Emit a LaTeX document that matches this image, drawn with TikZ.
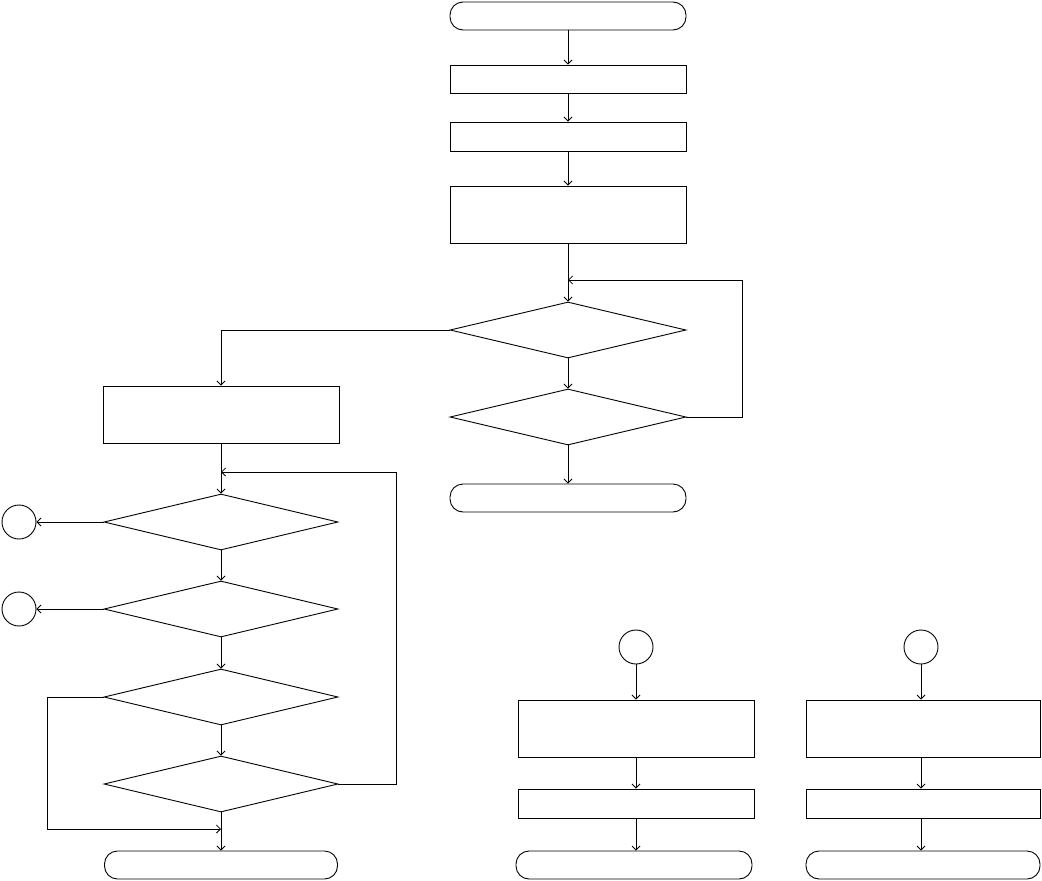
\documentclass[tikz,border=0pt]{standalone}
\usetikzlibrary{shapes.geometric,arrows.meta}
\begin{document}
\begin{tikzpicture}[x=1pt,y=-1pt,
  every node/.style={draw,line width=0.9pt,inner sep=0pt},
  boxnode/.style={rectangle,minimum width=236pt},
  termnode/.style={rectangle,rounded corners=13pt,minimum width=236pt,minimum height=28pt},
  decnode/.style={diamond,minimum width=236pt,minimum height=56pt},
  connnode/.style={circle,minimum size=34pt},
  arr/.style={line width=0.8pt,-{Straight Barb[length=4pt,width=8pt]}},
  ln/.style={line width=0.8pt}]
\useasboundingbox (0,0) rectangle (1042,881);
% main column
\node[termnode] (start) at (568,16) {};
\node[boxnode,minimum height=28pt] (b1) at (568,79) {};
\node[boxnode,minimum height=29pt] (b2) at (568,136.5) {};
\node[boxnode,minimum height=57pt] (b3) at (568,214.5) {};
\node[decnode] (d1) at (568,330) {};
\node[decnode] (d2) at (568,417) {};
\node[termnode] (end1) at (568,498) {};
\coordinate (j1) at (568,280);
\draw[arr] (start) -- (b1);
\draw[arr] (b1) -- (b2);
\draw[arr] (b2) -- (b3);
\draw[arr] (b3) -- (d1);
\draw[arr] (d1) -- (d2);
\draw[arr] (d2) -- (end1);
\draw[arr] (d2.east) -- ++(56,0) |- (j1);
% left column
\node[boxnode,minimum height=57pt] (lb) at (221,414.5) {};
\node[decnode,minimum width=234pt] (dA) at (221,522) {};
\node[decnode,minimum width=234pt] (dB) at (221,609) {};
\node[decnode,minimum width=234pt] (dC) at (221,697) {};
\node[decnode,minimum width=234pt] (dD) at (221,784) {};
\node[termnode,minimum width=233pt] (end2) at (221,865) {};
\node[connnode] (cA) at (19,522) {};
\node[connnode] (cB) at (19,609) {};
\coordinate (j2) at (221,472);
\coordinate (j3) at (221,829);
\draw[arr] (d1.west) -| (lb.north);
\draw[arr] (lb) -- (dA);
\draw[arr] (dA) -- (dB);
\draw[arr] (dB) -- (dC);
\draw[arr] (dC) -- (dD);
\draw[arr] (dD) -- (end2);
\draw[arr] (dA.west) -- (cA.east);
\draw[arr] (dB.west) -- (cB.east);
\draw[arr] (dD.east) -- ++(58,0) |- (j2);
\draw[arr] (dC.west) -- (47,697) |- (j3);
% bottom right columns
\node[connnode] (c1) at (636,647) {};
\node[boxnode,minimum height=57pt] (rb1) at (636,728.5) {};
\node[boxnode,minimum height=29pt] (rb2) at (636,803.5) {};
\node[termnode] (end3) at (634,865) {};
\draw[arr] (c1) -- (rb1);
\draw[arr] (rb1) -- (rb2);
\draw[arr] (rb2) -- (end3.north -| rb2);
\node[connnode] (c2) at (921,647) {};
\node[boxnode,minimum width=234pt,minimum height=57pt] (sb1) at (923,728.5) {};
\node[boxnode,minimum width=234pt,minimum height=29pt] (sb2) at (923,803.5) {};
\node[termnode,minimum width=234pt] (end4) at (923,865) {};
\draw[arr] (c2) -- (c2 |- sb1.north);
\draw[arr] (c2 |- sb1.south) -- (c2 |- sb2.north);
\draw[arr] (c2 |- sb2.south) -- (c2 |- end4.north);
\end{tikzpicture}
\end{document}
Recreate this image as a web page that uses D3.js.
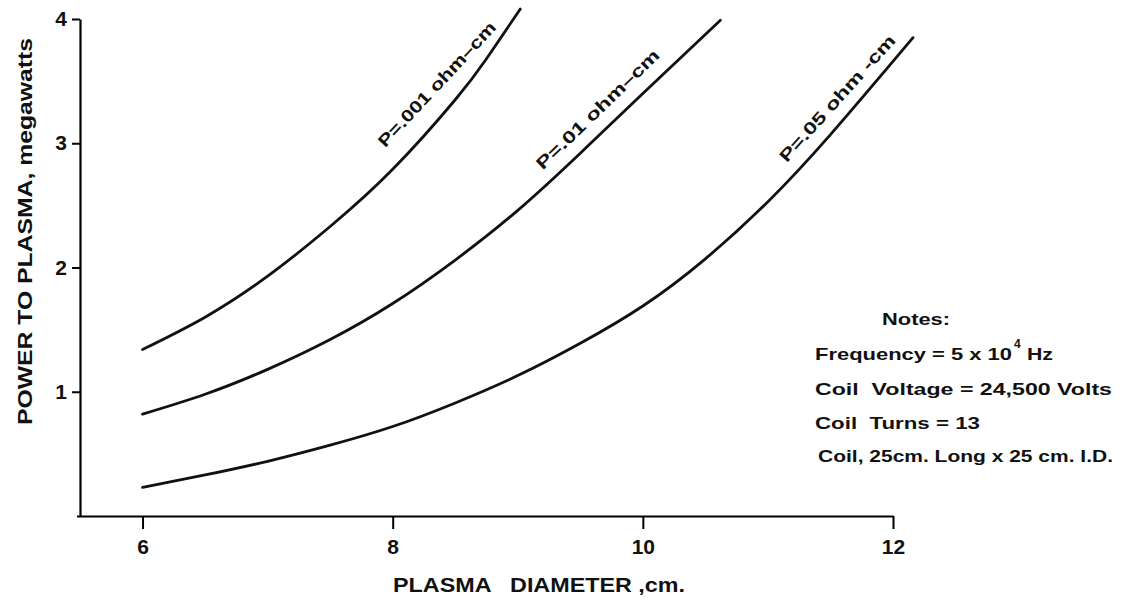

^^^^^^^^

--- TASK PROMPT ---
Copy all of the entries verbatim, leaving out any pictures they contain.

--- EXERCISE SOLUTION ---
Emit a LaTeX document that matches this image, drawn with TikZ.
\documentclass[tikz,border=0pt]{standalone}
\usetikzlibrary{shapes.geometric,arrows.meta}
\begin{document}
\begin{tikzpicture}[x=1pt,y=-1pt,
  every node/.style={draw,line width=0.9pt,inner sep=0pt},
  boxnode/.style={rectangle,minimum width=236pt},
  termnode/.style={rectangle,rounded corners=13pt,minimum width=236pt,minimum height=28pt},
  decnode/.style={diamond,minimum width=236pt,minimum height=56pt},
  connnode/.style={circle,minimum size=34pt},
  arr/.style={line width=0.8pt,-{Straight Barb[length=4pt,width=8pt]}},
  ln/.style={line width=0.8pt}]
\useasboundingbox (0,0) rectangle (1042,881);
% main column
\node[termnode] (start) at (568,16) {};
\node[boxnode,minimum height=28pt] (b1) at (568,79) {};
\node[boxnode,minimum height=29pt] (b2) at (568,136.5) {};
\node[boxnode,minimum height=57pt] (b3) at (568,214.5) {};
\node[decnode] (d1) at (568,330) {};
\node[decnode] (d2) at (568,417) {};
\node[termnode] (end1) at (568,498) {};
\coordinate (j1) at (568,280);
\draw[arr] (start) -- (b1);
\draw[arr] (b1) -- (b2);
\draw[arr] (b2) -- (b3);
\draw[arr] (b3) -- (d1);
\draw[arr] (d1) -- (d2);
\draw[arr] (d2) -- (end1);
\draw[arr] (d2.east) -- ++(56,0) |- (j1);
% left column
\node[boxnode,minimum height=57pt] (lb) at (221,414.5) {};
\node[decnode,minimum width=234pt] (dA) at (221,522) {};
\node[decnode,minimum width=234pt] (dB) at (221,609) {};
\node[decnode,minimum width=234pt] (dC) at (221,697) {};
\node[decnode,minimum width=234pt] (dD) at (221,784) {};
\node[termnode,minimum width=233pt] (end2) at (221,865) {};
\node[connnode] (cA) at (19,522) {};
\node[connnode] (cB) at (19,609) {};
\coordinate (j2) at (221,472);
\coordinate (j3) at (221,829);
\draw[arr] (d1.west) -| (lb.north);
\draw[arr] (lb) -- (dA);
\draw[arr] (dA) -- (dB);
\draw[arr] (dB) -- (dC);
\draw[arr] (dC) -- (dD);
\draw[arr] (dD) -- (end2);
\draw[arr] (dA.west) -- (cA.east);
\draw[arr] (dB.west) -- (cB.east);
\draw[arr] (dD.east) -- ++(58,0) |- (j2);
\draw[arr] (dC.west) -- (47,697) |- (j3);
% bottom right columns
\node[connnode] (c1) at (636,647) {};
\node[boxnode,minimum height=57pt] (rb1) at (636,728.5) {};
\node[boxnode,minimum height=29pt] (rb2) at (636,803.5) {};
\node[termnode] (end3) at (634,865) {};
\draw[arr] (c1) -- (rb1);
\draw[arr] (rb1) -- (rb2);
\draw[arr] (rb2) -- (end3.north -| rb2);
\node[connnode] (c2) at (921,647) {};
\node[boxnode,minimum width=234pt,minimum height=57pt] (sb1) at (923,728.5) {};
\node[boxnode,minimum width=234pt,minimum height=29pt] (sb2) at (923,803.5) {};
\node[termnode,minimum width=234pt] (end4) at (923,865) {};
\draw[arr] (c2) -- (c2 |- sb1.north);
\draw[arr] (c2 |- sb1.south) -- (c2 |- sb2.north);
\draw[arr] (c2 |- sb2.south) -- (c2 |- end4.north);
\end{tikzpicture}
\end{document}
Recreate this image as a web page that uses D3.js.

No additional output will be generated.